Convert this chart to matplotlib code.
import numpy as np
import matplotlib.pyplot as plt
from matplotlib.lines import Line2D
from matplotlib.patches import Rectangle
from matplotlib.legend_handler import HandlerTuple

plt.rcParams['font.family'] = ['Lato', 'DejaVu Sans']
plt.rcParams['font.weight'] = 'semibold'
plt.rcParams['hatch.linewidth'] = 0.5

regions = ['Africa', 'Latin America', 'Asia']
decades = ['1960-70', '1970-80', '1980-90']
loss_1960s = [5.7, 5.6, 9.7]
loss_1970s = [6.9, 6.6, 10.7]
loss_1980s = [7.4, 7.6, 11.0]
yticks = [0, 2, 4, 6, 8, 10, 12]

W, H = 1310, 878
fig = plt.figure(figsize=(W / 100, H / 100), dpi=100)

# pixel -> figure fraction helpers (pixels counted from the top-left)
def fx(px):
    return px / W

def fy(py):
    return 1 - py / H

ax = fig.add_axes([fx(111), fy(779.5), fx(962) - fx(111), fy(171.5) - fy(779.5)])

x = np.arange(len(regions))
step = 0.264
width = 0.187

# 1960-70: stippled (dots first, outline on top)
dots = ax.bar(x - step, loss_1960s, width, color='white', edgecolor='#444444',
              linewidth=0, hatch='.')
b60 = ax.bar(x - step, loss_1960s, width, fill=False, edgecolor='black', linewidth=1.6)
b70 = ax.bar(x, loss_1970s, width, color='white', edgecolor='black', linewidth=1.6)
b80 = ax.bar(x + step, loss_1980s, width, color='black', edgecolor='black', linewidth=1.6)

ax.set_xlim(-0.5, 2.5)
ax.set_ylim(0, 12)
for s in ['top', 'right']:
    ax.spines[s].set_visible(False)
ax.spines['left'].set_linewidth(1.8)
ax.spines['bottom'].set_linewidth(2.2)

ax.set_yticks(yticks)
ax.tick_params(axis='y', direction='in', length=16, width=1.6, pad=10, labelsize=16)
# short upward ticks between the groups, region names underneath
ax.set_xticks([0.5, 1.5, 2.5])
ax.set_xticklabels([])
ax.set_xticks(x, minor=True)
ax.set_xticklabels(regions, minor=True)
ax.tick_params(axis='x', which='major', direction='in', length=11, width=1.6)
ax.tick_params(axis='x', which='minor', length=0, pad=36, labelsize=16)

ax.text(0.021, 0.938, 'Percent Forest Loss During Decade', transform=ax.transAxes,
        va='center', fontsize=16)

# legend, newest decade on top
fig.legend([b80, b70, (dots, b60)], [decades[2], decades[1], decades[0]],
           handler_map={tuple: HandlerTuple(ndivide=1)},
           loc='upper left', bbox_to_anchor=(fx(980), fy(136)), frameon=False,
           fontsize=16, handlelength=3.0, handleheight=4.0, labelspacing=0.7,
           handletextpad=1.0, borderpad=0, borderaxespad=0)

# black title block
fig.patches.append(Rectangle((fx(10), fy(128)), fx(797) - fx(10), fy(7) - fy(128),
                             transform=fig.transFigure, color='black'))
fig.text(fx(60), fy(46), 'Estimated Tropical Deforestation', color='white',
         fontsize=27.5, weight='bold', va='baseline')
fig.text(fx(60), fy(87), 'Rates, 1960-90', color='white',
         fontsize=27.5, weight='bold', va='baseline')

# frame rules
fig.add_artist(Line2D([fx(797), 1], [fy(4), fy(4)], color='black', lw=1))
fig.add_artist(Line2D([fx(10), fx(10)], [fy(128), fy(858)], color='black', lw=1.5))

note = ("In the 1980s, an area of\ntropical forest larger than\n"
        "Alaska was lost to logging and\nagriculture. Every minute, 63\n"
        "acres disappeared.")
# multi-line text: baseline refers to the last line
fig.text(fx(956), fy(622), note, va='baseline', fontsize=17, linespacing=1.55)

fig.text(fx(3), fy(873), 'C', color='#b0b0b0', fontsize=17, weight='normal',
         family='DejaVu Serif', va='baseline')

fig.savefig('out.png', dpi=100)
________________
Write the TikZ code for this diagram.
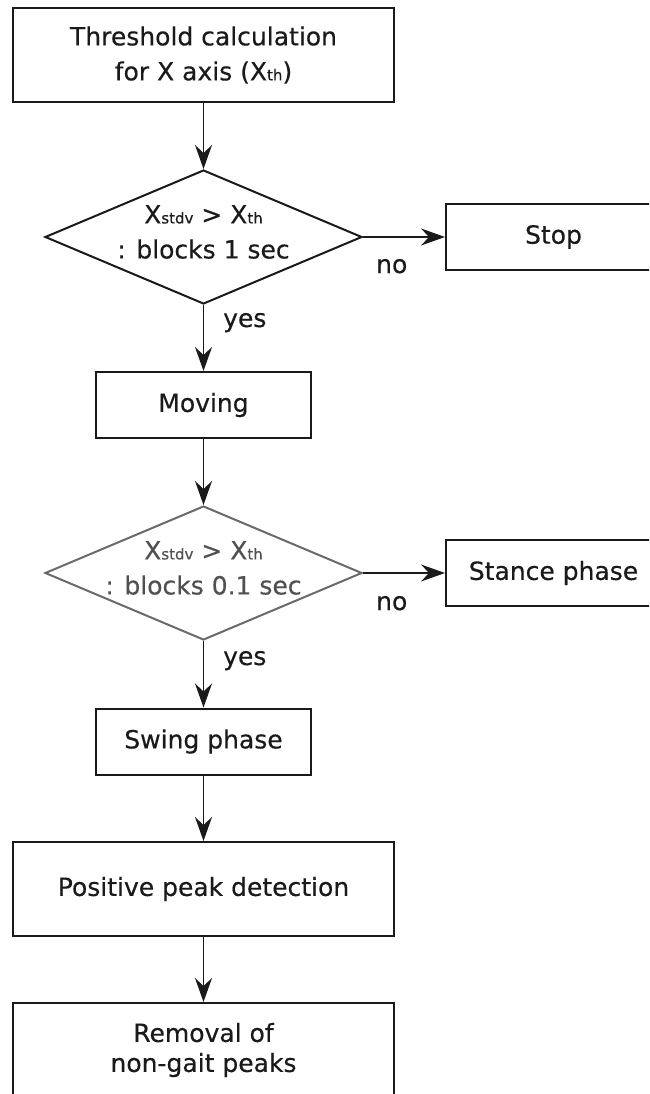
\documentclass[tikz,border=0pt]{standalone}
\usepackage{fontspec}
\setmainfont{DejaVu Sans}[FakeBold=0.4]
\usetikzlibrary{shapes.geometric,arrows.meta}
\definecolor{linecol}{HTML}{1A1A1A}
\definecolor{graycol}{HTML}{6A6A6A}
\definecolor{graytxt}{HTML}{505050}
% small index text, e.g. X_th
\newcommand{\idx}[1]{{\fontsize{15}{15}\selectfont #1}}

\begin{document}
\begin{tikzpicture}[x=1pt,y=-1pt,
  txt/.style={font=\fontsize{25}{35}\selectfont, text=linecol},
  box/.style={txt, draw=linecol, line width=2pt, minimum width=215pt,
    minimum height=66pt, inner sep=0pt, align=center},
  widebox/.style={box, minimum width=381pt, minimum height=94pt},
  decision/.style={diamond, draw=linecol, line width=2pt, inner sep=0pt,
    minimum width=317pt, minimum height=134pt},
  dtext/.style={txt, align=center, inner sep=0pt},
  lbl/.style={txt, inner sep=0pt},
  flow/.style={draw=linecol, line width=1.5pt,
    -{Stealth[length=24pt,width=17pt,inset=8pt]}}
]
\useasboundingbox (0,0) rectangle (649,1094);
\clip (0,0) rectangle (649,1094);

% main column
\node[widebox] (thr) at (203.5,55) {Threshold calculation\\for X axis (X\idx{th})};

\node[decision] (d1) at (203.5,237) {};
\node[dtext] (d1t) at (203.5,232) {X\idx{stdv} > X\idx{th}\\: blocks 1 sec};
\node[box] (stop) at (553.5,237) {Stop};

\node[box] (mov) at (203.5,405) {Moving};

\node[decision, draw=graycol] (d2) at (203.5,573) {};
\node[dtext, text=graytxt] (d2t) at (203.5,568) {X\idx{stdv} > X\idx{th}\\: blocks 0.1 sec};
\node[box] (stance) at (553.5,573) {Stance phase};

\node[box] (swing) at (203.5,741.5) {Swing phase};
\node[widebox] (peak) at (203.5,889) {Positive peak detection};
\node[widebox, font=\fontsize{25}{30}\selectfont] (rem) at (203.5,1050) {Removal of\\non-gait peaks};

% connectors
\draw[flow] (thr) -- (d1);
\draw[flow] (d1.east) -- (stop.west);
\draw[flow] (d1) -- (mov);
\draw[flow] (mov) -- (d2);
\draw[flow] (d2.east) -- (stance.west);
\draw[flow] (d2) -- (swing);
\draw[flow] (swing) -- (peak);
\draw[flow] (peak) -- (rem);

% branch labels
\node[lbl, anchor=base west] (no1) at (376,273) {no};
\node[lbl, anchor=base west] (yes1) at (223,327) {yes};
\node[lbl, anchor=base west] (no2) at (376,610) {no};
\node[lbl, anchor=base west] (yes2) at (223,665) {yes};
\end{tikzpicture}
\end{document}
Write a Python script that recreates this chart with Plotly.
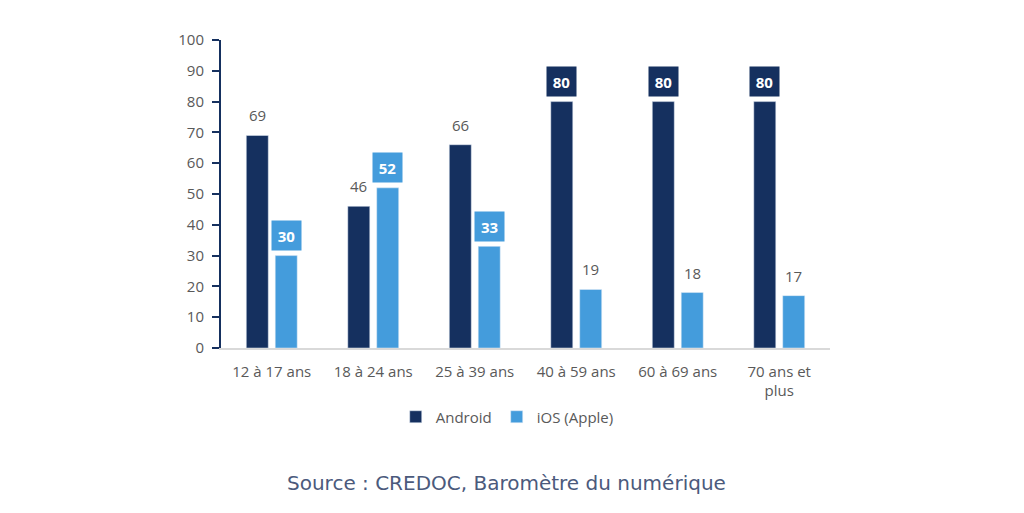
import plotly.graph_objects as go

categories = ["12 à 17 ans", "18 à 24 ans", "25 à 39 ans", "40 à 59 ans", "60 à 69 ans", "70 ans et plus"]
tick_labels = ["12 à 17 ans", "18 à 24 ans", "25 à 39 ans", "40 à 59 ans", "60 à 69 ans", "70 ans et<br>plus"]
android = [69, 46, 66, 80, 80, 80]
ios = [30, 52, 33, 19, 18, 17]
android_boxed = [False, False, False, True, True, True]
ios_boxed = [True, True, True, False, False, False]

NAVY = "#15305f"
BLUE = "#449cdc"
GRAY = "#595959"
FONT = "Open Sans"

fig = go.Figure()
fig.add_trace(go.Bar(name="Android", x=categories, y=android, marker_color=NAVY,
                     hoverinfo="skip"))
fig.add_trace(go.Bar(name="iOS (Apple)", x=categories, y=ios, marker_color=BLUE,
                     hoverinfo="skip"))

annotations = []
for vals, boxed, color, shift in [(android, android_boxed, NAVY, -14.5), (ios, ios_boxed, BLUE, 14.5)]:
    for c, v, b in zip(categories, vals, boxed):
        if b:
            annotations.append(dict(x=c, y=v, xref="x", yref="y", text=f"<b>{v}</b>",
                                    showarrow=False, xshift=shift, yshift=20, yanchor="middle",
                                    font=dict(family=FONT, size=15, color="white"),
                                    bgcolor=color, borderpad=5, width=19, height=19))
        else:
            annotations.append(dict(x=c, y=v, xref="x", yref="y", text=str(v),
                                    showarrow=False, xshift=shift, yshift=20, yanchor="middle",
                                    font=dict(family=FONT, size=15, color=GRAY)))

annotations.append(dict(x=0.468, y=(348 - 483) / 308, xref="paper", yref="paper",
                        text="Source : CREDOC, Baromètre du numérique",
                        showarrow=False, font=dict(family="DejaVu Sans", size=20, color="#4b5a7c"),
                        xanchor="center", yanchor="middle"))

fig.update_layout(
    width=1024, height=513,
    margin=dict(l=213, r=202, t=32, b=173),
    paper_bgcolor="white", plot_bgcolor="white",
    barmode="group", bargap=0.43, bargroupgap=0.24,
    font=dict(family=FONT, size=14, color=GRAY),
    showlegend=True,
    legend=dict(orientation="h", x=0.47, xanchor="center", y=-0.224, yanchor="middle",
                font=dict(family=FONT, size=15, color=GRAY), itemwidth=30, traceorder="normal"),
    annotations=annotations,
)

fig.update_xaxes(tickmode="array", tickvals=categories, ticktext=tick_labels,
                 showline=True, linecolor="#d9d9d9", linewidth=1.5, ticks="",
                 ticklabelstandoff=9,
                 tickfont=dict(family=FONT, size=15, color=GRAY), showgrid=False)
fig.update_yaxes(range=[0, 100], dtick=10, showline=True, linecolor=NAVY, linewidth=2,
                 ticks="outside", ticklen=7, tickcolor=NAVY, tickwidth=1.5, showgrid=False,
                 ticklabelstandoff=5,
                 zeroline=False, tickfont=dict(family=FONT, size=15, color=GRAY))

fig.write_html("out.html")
________________
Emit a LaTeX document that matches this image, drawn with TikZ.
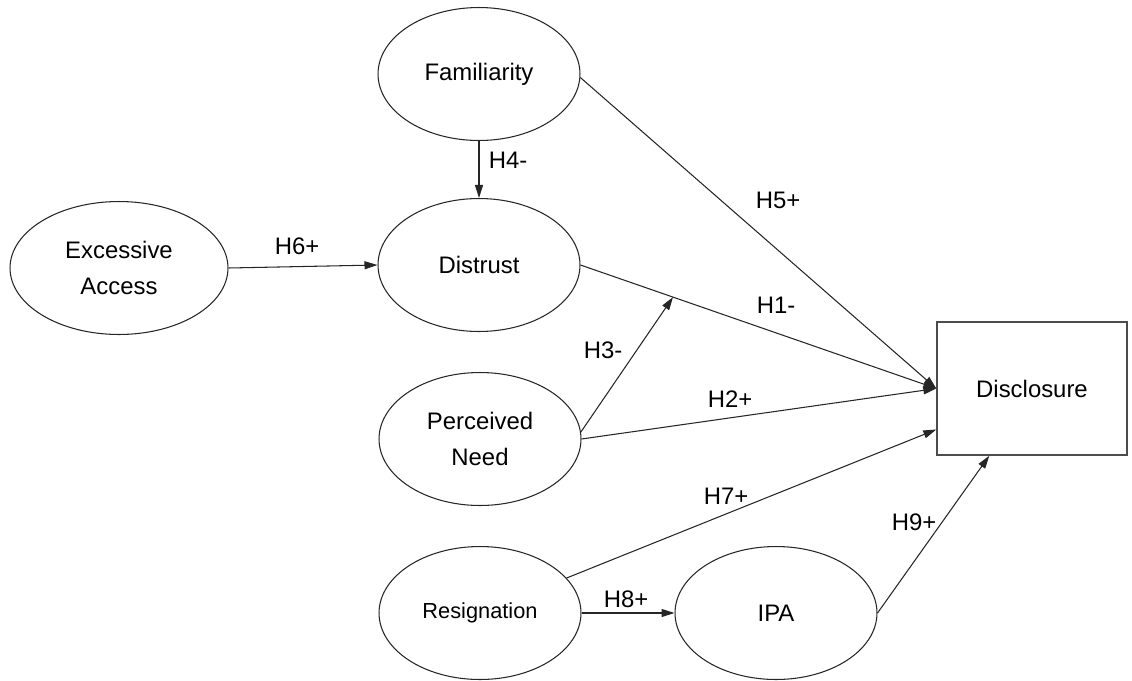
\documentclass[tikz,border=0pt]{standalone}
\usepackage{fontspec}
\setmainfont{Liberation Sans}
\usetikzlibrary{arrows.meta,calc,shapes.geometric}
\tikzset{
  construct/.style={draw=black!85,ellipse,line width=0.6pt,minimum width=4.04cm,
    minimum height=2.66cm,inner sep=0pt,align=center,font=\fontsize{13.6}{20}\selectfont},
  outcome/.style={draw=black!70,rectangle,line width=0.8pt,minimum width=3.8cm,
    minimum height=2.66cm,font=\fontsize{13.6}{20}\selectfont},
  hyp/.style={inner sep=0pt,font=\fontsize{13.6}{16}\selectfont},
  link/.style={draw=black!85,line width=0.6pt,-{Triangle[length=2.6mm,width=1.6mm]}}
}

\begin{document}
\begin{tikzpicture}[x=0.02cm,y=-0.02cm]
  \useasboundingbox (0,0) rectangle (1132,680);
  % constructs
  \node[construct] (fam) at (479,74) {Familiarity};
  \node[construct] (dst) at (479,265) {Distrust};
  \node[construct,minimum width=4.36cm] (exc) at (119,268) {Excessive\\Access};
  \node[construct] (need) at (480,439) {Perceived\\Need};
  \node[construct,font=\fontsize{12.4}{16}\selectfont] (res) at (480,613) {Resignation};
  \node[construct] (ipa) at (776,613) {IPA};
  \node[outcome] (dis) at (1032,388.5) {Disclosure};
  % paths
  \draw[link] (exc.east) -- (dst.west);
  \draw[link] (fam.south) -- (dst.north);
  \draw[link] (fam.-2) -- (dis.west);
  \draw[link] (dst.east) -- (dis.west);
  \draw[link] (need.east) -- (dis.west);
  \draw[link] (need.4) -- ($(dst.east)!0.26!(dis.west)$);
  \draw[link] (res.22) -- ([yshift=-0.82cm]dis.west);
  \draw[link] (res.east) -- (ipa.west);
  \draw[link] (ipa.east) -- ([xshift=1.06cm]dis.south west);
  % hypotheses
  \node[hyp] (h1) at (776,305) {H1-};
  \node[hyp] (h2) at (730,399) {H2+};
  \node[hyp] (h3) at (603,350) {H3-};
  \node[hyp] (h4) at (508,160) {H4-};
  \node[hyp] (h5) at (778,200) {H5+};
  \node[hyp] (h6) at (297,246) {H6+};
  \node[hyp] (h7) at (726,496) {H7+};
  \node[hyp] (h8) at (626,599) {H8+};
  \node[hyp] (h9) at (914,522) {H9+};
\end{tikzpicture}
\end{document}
________________
# Set task:
Nothing but the lines from the line that contains "Convert this chart to matplotlib code." through the line that contains "plt.rcParams['hatch.linewidth'] = 0.5" should be given again, each exactly as it stands, both ends included.

# Output below:
Convert this chart to matplotlib code.
import numpy as np
import matplotlib.pyplot as plt
from matplotlib.lines import Line2D
from matplotlib.patches import Rectangle
from matplotlib.legend_handler import HandlerTuple

plt.rcParams['font.family'] = ['Lato', 'DejaVu Sans']
plt.rcParams['font.weight'] = 'semibold'
plt.rcParams['hatch.linewidth'] = 0.5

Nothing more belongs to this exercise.